Bezueglich des Berufsbildungssystems gibt es zwischen den beiden Laendern auch grosse Unterschiede. In Japan findet Berufsbildung im allgemeinen innerhalb der Firmen statt. Angestellte werden dort normalerweise zum Nutzen der eigenen Firma ausgebildet. Deshalb sind die dort erworbenen Kenntisse nicht unbedingt auf eine andere Firma uebertragbar. Dagegen ist das Bildungssystem in Deutschland staatlich geregelt. Die meisten beginnen nach der Schule eine ein- bis fuenfjaehrige Ausbildung, die sie mit einer landesweiten Pruefung abschliessen. Nach dem Bestehen dieser Pruefung gelten sie in ihrem Bereich als qualifizierte Fachkraft. Sie koennen bei einem Unternehmen ihrer Wahl arbeiten, dort ein tariflich festgelegtes Gehalt beziehen und auch aufgrund der Qualifikation den Arbeitsgeber wechseln, waehrend es in Japan keine festgelegten Gehaelter gibt, was die Lage der jungen Erwerbstaetigen viel unsicherer macht.
Heute ist in Japan jedoch eine steigende Tendenz zu betrachten, dass immer mehr Unternehmen erfahrene Spezialisten fuer einen befristeten Zeitraum einstellen, um somit Ausbildungs- sowie Lohnnebenkosten zu sparen. In erster Linie handelt es sich jedoch darum, dass man Mitarbeiter braucht, die sofort zur Umsatzsteigerung beitragen koennen. Um solche Nachfragen zu erfuellen, sollte die Berufsbildung in Japan das Bildungssystem in Deutschland zum Vorbild nehmen, damit die Qualifikation der einzelnen Bewerber objektiv und gerecht anerkannt wird.
Das traegt sicherlich zur Belebung der Wirtschaft bei und ermoeglicht gleichzeitig den Arbeitnehmern, mit eigener Kraft ihre Zukunft zu sichern, auch wenn ihre Firma Pleite macht.

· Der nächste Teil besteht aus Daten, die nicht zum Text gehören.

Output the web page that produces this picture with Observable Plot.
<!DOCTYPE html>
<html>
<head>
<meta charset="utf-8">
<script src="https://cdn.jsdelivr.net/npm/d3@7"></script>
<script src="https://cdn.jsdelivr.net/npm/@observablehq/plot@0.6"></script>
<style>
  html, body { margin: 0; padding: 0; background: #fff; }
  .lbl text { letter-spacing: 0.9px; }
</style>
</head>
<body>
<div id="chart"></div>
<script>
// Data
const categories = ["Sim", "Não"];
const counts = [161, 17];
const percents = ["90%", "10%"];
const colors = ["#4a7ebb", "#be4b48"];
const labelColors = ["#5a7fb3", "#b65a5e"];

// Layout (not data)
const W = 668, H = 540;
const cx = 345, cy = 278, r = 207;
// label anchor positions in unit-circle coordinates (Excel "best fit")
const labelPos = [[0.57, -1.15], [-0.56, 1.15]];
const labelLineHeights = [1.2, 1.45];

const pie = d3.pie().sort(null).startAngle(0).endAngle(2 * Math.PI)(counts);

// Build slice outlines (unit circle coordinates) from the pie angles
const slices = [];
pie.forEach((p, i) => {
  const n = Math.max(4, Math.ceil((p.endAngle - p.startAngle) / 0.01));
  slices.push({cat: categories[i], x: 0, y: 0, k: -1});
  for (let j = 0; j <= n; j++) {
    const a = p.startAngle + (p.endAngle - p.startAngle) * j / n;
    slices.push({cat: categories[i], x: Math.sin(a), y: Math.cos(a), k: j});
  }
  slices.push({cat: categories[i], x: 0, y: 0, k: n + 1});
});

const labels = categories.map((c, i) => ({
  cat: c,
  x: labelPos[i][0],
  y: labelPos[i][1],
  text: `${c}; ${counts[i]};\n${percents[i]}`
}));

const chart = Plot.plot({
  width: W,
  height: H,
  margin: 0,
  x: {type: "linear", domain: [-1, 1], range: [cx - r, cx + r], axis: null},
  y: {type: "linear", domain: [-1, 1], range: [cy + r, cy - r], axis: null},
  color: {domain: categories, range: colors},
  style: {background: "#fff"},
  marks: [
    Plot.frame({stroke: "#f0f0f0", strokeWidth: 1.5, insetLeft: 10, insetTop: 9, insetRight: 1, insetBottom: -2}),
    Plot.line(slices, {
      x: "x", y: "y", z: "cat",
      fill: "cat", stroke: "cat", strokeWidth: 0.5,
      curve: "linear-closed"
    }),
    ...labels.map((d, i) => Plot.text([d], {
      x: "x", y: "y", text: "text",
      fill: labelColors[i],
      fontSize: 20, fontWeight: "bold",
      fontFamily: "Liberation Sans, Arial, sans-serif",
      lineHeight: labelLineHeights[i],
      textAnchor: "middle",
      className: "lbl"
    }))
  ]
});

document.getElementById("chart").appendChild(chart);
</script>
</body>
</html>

Der Baeckermeister, der neben uns wohnte, galt als wichtiger Mann in seinem Bezirk und nahm gelegentlich an Baellen mit seiner festlich, elegant gekleideten Frau teil. Sein berufliches Selbstbewusstsein war stark und er genoss gleichzeitig das Leben in vollen Zuegen, waehrend japanische "Kaisha-Ningen", naemlich Geschaeftsleute, die sich ausschliesslich dem Beruf widmen, jeden Tag zwischen der Wohnung und dem Buero pendeln.
Von dem Land der Philosophen koennen wir Japaner schliesslich lernen, was ein sinnvolles Leben ist.